### Your instructions
Check every line of the data below for the string "with", and copy the ones that hold it.

== Information supplied ==

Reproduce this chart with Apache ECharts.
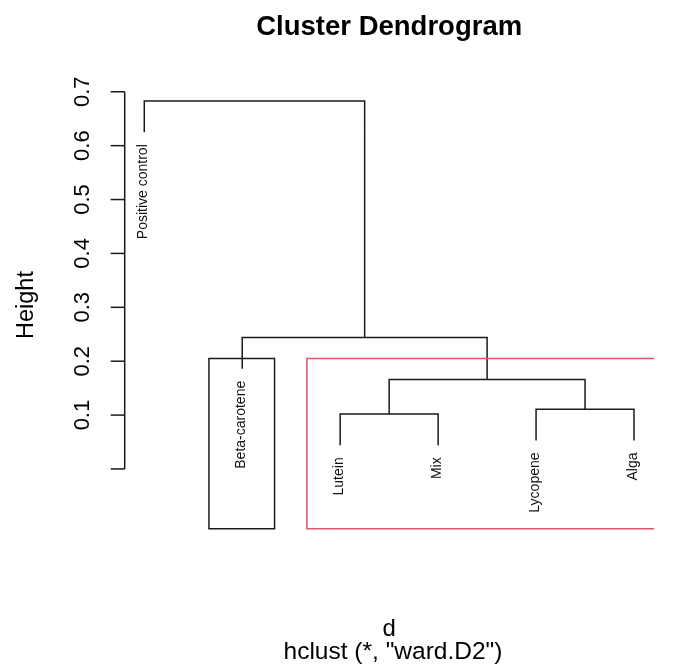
<!DOCTYPE html>
<html><head><meta charset="utf-8">
<style>html,body{margin:0;padding:0;background:#fff}#c{width:700px;height:666px}</style>
<script src="https://cdn.jsdelivr.net/npm/echarts@6/dist/echarts.min.js"></script>
</head><body><div id="c"></div>
<script>
// ---- data ----
const leafLabels = ['Positive control', 'Beta-carotene', 'Lutein', 'Mix', 'Lycopene', 'Alga'];
// R-style merge matrix: negative = leaf (1-based, in plotting order), positive = earlier merge step
const mergeLeft  = [-3, -5, 1, -2, -1];
const mergeRight = [-4, -6, 2, 3, 4];
const mergeHeights = [0.102, 0.111, 0.166, 0.244, 0.683];
const yTicks = [0, 0.1, 0.2, 0.3, 0.4, 0.5, 0.6, 0.7];
const yTickLabels = ['', '0.1', '0.2', '0.3', '0.4', '0.5', '0.6', '0.7'];
const kClusters = 3;
const boxedClusters = [[2, 2], [3, 6]]; // leaf ranges of the clusters with rect.hclust boxes
const usrBottom = -0.1108;              // par("usr")[3] of the R plot

// ---- derived ----
const hang = 0.1 * (Math.max(...mergeHeights) - Math.min(...mergeHeights));
const leafX = leafLabels.map((_, i) => i + 1);
const leafEnd = new Array(leafLabels.length);
const nodeX = [];
const segData = [];
mergeLeft.forEach((l, i) => {
  const r = mergeRight[i], h = mergeHeights[i];
  const pos = c => {
    if (c < 0) { leafEnd[-c - 1] = h - hang; return [leafX[-c - 1], h - hang]; }
    return [nodeX[c - 1], mergeHeights[c - 1]];
  };
  const [lx, ly] = pos(l), [rx, ry] = pos(r);
  nodeX[i] = (lx + rx) / 2;
  segData.push([lx, ly, rx, ry, h]);
});
const leafData = leafLabels.map((n, i) => [leafX[i], leafEnd[i], n]);
const sortedH = mergeHeights.slice().sort((a, b) => b - a);
const boxTop = (sortedH[kClusters - 2] + sortedH[kClusters - 1]) / 2;
const boxData = boxedClusters.map((c, i) => [c[0] - 1 + 0.66, c[1] + 0.33, boxTop, usrBottom, i]);
const tickData = yTicks.map((t, i) => [t, yTickLabels[i]]);

const FONT = '"Liberation Sans", Arial, Helvetica, sans-serif';
const LINE = '#1a1a1a';
const boxColors = ['#1a1a1a', '#DF536B'];

const chart = echarts.init(document.getElementById('c'), null, {renderer: 'canvas'});
chart.setOption({
  animation: false,
  backgroundColor: '#fff',
  grid: {left: 124.7, top: 81.0, width: 528.9, height: 463.4},
  xAxis: {type: 'value', min: 0.8, max: 6.2, show: false},
  yAxis: {type: 'value', min: -0.14, max: 0.72, show: false},
  graphic: [
    {type: 'text', x: 389.2, y: 27.5, style: {text: 'Cluster Dendrogram', align: 'center', verticalAlign: 'middle', font: 'bold 27.5px ' + FONT, fill: '#000'}},
    {type: 'text', x: 389.2, y: 629, style: {text: 'd', align: 'center', verticalAlign: 'middle', font: '24px ' + FONT, fill: '#000'}},
    {type: 'text', x: 393, y: 652, style: {text: 'hclust (*, "ward.D2")', align: 'center', verticalAlign: 'middle', font: '24.5px ' + FONT, fill: '#000'}},
    {type: 'text', x: 27, y: 305, rotation: Math.PI / 2, style: {text: 'Height', align: 'center', verticalAlign: 'middle', font: '23.5px ' + FONT, fill: '#000'}}
  ],
  series: [
    { // dendrogram branches
      type: 'custom', silent: true, data: segData,
      encode: {x: [0, 2], y: [1, 3, 4]},
      renderItem(params, api) {
        const a = api.coord([api.value(0), api.value(1)]);
        const b = api.coord([api.value(0), api.value(4)]);
        const c = api.coord([api.value(2), api.value(4)]);
        const d = api.coord([api.value(2), api.value(3)]);
        return {type: 'polyline', shape: {points: [a, b, c, d]}, style: {stroke: LINE, lineWidth: 1.5, fill: null}};
      }
    },
    { // leaf labels
      type: 'custom', silent: true, data: leafData,
      encode: {x: 0, y: 1},
      renderItem(params, api) {
        const p = api.coord([api.value(0), api.value(1)]);
        return {type: 'text', x: p[0] - 1, y: p[1] + 12, rotation: Math.PI / 2,
          style: {text: leafData[params.dataIndex][2], align: 'right', verticalAlign: 'middle', font: '14px ' + FONT, fill: '#111'}};
      }
    },
    { // rect.hclust boxes
      type: 'custom', silent: true, clip: true, data: boxData,
      encode: {x: [0, 1], y: [2, 3]},
      renderItem(params, api) {
        const p1 = api.coord([api.value(0), api.value(2)]);
        const p2 = api.coord([api.value(1), api.value(3)]);
        return {type: 'rect', shape: {x: p1[0], y: p1[1], width: p2[0] - p1[0], height: p2[1] - p1[1]},
          style: {stroke: boxColors[api.value(4)], lineWidth: 1.5, fill: null}};
      }
    },
    { // y axis (R style, spanning tick range only)
      type: 'custom', silent: true, data: tickData,
      encode: {y: 0},
      renderItem(params, api) {
        const xAxisMin = 0.8;
        const p = api.coord([xAxisMin, api.value(0)]);
        const children = [
          {type: 'line', shape: {x1: p[0] - 14, y1: p[1], x2: p[0], y2: p[1]}, style: {stroke: LINE, lineWidth: 1.5}},
          {type: 'text', x: p[0] - 42, y: p[1], rotation: Math.PI / 2,
            style: {text: tickData[params.dataIndex][1], align: 'center', verticalAlign: 'middle', font: '22px ' + FONT, fill: '#000'}}
        ];
        if (params.dataIndex === 0) {
          const top = api.coord([xAxisMin, yTicks[yTicks.length - 1]]);
          children.push({type: 'line', shape: {x1: p[0], y1: p[1], x2: top[0], y2: top[1]}, style: {stroke: LINE, lineWidth: 1.5}});
        }
        return {type: 'group', children};
      }
    }
  ]
});
</script>
</body></html>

===

### Final result
Reproduce this chart with Apache ECharts.
const boxedClusters = [[2, 2], [3, 6]]; // leaf ranges of the clusters with rect.hclust boxes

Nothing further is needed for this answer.